Vivemos mais um episódio da longa novela em que o Congresso e as plataformas digitais tentam dar aparência de solução a um problema social profundo: a precarização do trabalho por aplicativos. O relator da comissão especial que analisa a proposta, deputado Augusto Coutinho (Republicanos-PE), anunciou cronograma ambicioso para votar o texto ainda este ano, com dezenas de audiências públicas e prazo apertado para aprovar o relatório. Mas quem manda nessa história: os trabalhadores ou as empresas bilionárias que lucram com a informalidade organizada?
Coutinho disse querer “evitar um desprazer de algum tribunal legislar por nós”, e defende que o Congresso regule para dar segurança tanto aos trabalhadores quanto às plataformas. “Na minha opinião, hoje a relação do trabalhador com as plataformas é uma relação injusta.
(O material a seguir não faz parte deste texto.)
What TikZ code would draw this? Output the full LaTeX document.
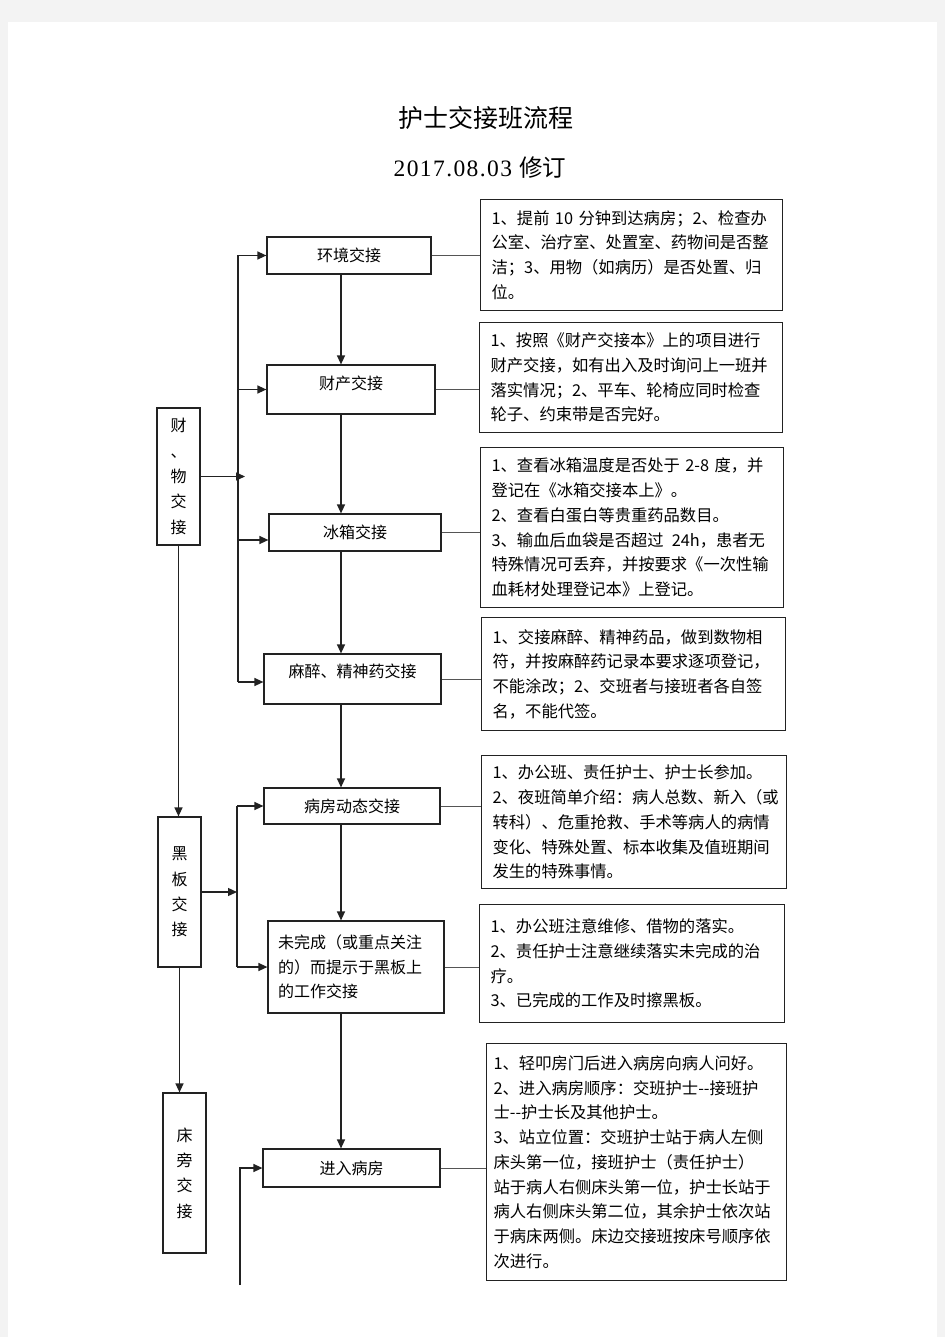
\documentclass[tikz,border=0pt]{standalone}
\usepackage{fontspec}
\setmainfont{Liberation Serif}
\newfontfamily\cjk{Noto Sans CJK SC}
\newfontfamily\datefont[LetterSpace=6]{Liberation Serif}
\usetikzlibrary{arrows.meta}
\definecolor{pagebg}{HTML}{F3F3F3}
\definecolor{linec}{HTML}{222222}
\definecolor{thinc}{HTML}{555555}
\begin{document}
\begin{tikzpicture}[x=1pt,y=-1pt,
  line width=1.2pt,
  midbox/.style={draw=linec, fill=white, inner sep=0pt, font=\cjk\fontsize{16}{25}\selectfont},
  sidebox/.style={draw=linec, fill=white, inner sep=0pt, align=center, minimum width=43pt, font=\cjk\fontsize{16}{25.3}\selectfont},
  note/.style={draw=linec, fill=white, anchor=north west, align=left, inner xsep=11pt, inner ysep=0pt, font=\cjk\fontsize{16.3}{24.75}\selectfont},
  arr/.style={draw=linec, line width=1.3pt, -{Triangle[length=9pt,width=8pt]}},
  ln/.style={draw=thinc, line width=0.9pt}
]
\useasboundingbox (0,0) rectangle (945,1337);
\fill[pagebg] (0,0) rectangle (945,1337);
\fill[white] (8,22) rectangle (937,1337);

% title
\node[font=\cjk\fontsize{25}{25}\selectfont] (title) at (486,118) {护士交接班流程};
\node[font=\datefont\fontsize{23.5}{23.5}\selectfont] (date) at (480,168) {2017.08.03 {\cjk 修订}};

% middle column
\node[midbox, minimum width=164pt, minimum height=37pt] (m1) at (349,255.5) {环境交接};
\node[midbox, minimum width=168pt, minimum height=49pt, text depth=13pt] (m2) at (351,389.5) {财产交接};
\node[midbox, minimum width=172pt, minimum height=37pt] (m3) at (355,532.5) {冰箱交接};
\node[midbox, minimum width=177pt, minimum height=50pt, text depth=16pt] (m4) at (352.5,679) {麻醉、精神药交接};
\node[midbox, minimum width=176pt, minimum height=92pt, align=left, text width=156pt, inner xsep=10pt, font=\cjk\fontsize{16}{24.5}\selectfont] (m6) at (356,967) {未完成（或重点关注\\的）而提示于黑板上\\的工作交接};
\node[midbox, minimum width=176pt, minimum height=36pt] (m5) at (352,806) {病房动态交接};
\node[midbox, minimum width=177pt, minimum height=38pt] (m7) at (351.5,1168) {进入病房};

% left column
\node[sidebox, minimum height=137pt] (l1) at (178.5,476.5) {财\\、\\物\\交\\接};
\node[sidebox, minimum height=150pt] (l2) at (179.5,892) {黑\\板\\交\\接};
\node[sidebox, minimum height=160pt] (l3) at (184.5,1173) {床\\旁\\交\\接};

% right notes
\node[note, minimum width=302pt, minimum height=111pt, text width=280pt] (r1) at (480,199)
 {1、提前 10 分钟到达病房；2、检查办\\公室、治疗室、处置室、药物间是否整\\洁；3、用物（如病历）是否处置、归\\位。};
\node[note, minimum width=303pt, minimum height=110pt, text width=281pt] (r2) at (479,322)
 {1、按照《财产交接本》上的项目进行\\财产交接，如有出入及时询问上一班并\\落实情况；2、平车、轮椅应同时检查\\轮子、约束带是否完好。};
\node[note, minimum width=303pt, minimum height=160pt, text width=281pt] (r3) at (480,447)
 {1、查看冰箱温度是否处于 2-8 度，并\\登记在《冰箱交接本上》。\\2、查看白蛋白等贵重药品数目。\\3、输血后血袋是否超过 \,24h，患者无\\特殊情况可丢弃，并按要求《一次性输\\血耗材处理登记本》上登记。};
\node[note, minimum width=304pt, minimum height=113pt, text width=282pt] (r4) at (481,617)
 {1、交接麻醉、精神药品，做到数物相\\符，并按麻醉药记录本要求逐项登记，\\不能涂改；2、交班者与接班者各自签\\名，不能代签。};
\node[note, minimum width=305pt, minimum height=133pt, text width=283pt] (r5) at (481,755)
 {1、办公班、责任护士、护士长参加。\\2、夜班简单介绍：病人总数、新入（或\\转科）、危重抢救、手术等病人的病情\\变化、特殊处置、标本收集及值班期间\\发生的特殊事情。};
\node[note, minimum width=305pt, minimum height=118pt, text width=283pt] (r6) at (479,904)
 {1、办公班注意维修、借物的落实。\\2、责任护士注意继续落实未完成的治\\疗。\\3、已完成的工作及时擦黑板。};
\node[note, minimum width=300pt, minimum height=237pt, text width=286pt, inner xsep=7pt] (r7) at (486,1043)
 {1、轻叩房门后进入病房向病人问好。\\2、进入病房顺序：交班护士--接班护\\士--护士长及其他护士。\\3、站立位置：交班护士站于病人左侧\\床头第一位，接班护士（责任护士）\\站于病人右侧床头第一位，护士长站于\\病人右侧床头第二位，其余护士依次站\\于病床两侧。床边交接班按床号顺序依\\次进行。};

% connectors middle -> notes
\foreach \i in {1,...,7} {
  \draw[ln] (m\i.east) -- (m\i.east -| r\i.west);
}

% vertical arrows in middle column
\coordinate (vx) at (341,0);
\draw[arr] (m1.south -| vx) -- (m2.north -| vx);
\draw[arr] (m2.south -| vx) -- (m3.north -| vx);
\draw[arr] (m3.south -| vx) -- (m4.north -| vx);
\draw[arr] (m4.south -| vx) -- (m5.north -| vx);
\draw[arr] (m5.south -| vx) -- (m6.north -| vx);
\draw[arr] (m6.south -| vx) -- (m7.north -| vx);

% left column arrows
\draw[arr] (l1.south) -- (l1.south |- l2.north);
\draw[arr] (l2.south) -- (l2.south |- l3.north);

% bus 1
\coordinate (b1) at (238,0);
\draw[arr, -] (m1.west -| b1) -- ([yshift=-3pt]m4.west -| b1);
\draw[arr] (m1.west -| b1) -- (m1.west);
\draw[arr] (m2.west -| b1) -- (m2.west);
\draw[arr] ([yshift=-7.5pt]m3.west -| b1) -- ([yshift=-7.5pt]m3.west);
\draw[arr] ([yshift=-3pt]m4.west -| b1) -- ([yshift=-3pt]m4.west);
\draw[arr] (l1.east) -- ([xshift=7pt]l1.east -| b1);

% bus 2
\coordinate (b2) at (237,0);
\draw[arr, -] (m5.west -| b2) -- (m6.west -| b2);
\draw[arr] (m5.west -| b2) -- (m5.west);
\draw[arr] (m6.west -| b2) -- (m6.west);
\draw[arr] (l2.east) -- (l2.east -| b2);

% bus 3
\coordinate (b3) at (240,1285);
\draw[arr] (b3) -- (b3 |- m7.west) -- (m7.west);
\end{tikzpicture}
\end{document}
É uma relação em que o trabalhador não tem nenhuma segurança em nada. E também é preciso dar às próprias plataformas segurança jurídica, para que elas saibam quais as obrigações deles”, afirmou o deputado Augusto Coutinho. E completou com o calendário: “A ideia é que a gente vote o relatório até o dia 15 de novembro e a gente tenha até o final do ano para votar em plenário.” Tudo muito célere — e, convenhamos, conveniente para quem quer encerrar a discussão antes que a mobilização cresça.
O que propõe o projeto
O texto sob análise, apresentado pelo deputado Luiz Gastão (PSD-CE), tenta costurar soluções técnicas: regras sobre cobrança de taxas pelas empresas, remuneração dos trabalhadores, proibição de taxa sobre gorjetas e a qualificação desses trabalhadores como contribuintes individuais da Previdência Social. O projeto ainda prevê que a alíquota da contribuição previdenciária seja de 5% sobre o limite mínimo mensal do salário de contribuição para trabalhadores de família de baixa renda. Detalhe: o relator promete ampliar o alcance para “qualquer serviço realizado por meio de aplicativo ou plataforma digital, e não apenas dos serviços de transporte de pessoas e de entrega de bens”.
Entre acertos e omissões, há pontos progressistas — como o veto à cobrança sobre gorjetas — e outros que revelam a lógica empresária: transformar trabalhadores em contribuintes individuais significa deslocar custos da empresa para o trabalhador, dentro de um quadro em que a proteção social já é rala. Não podemos permitir que a regra seja escrita para favorecer as plataformas enquanto o trabalho segue precarizado e sem direitos plenos.
A pressa em votar essa matéria até dezembro mostra a pressa política de enterrar o debate em termos que preservem o lucro dos intermediários. As dez audiências públicas anunciadas soam bem, mas quem define o roteiro dessas audiências e quais vozes terão peso real? Quantos trabalhadores, quantos representantes de sindicatos combativos e quantos técnicos comprometidos com proteção social efetiva serão ouvidos frente ao coro poderoso de juristas de mercado e lobistas das plataformas?
Por que a esquerda precisa entrar na disputa
Como jornalista e militante socialista, digo sem rodeios: este tema exige intervenção estatal forte e clara defesa das estatais e dos serviços públicos. Não dá para aceitar que a resposta seja apenas enquadrar a informalidade com uma contribuição simbólica e espernear que as plataformas tenham “segurança jurídica”. Segurança jurídica para quem? Para os bilionários digitais que faturam às custas da exploração de entregadores e motoristas?
Precisamos de direitos reais, não de migalhas formatadas por Excel. É necessário garantir piso mínimo decente, jornada regulamentada, acesso pleno ao INSS como segurado com direitos, seguro contra acidentes de trabalho, e mecanismos de fiscalização e punição às empresas que burlam a legislação. E, acima de tudo, a esquerda e o movimento sindical precisam empurrar esse debate para que o Estado intervenha como regulador e provedora, não como facilitador de lucros privados.
O PT e o campo progressista têm papel central nessa disputa: não só disputar votos, mas transformar essa pauta em instrumento de luta contra o capital financeiro e a precarização. Se nos deixarmos ao sabor das negociações de gabinete e das pressas parlamentares, o resultado será previsível — e cruel para quem vive do aplicativo.
A batalha pelo trabalho digno nos apps começa agora: acompanhar as audiências, pressionar parlamentares, organizar os trabalhadores, plantar ação jurídica e política para que a legislação garanta direitos e não sirva de verniz para a exploração. Quem pensa que regulação tímida resolve está enganado — ou é cúmplice. E nós não seremos cúmplices.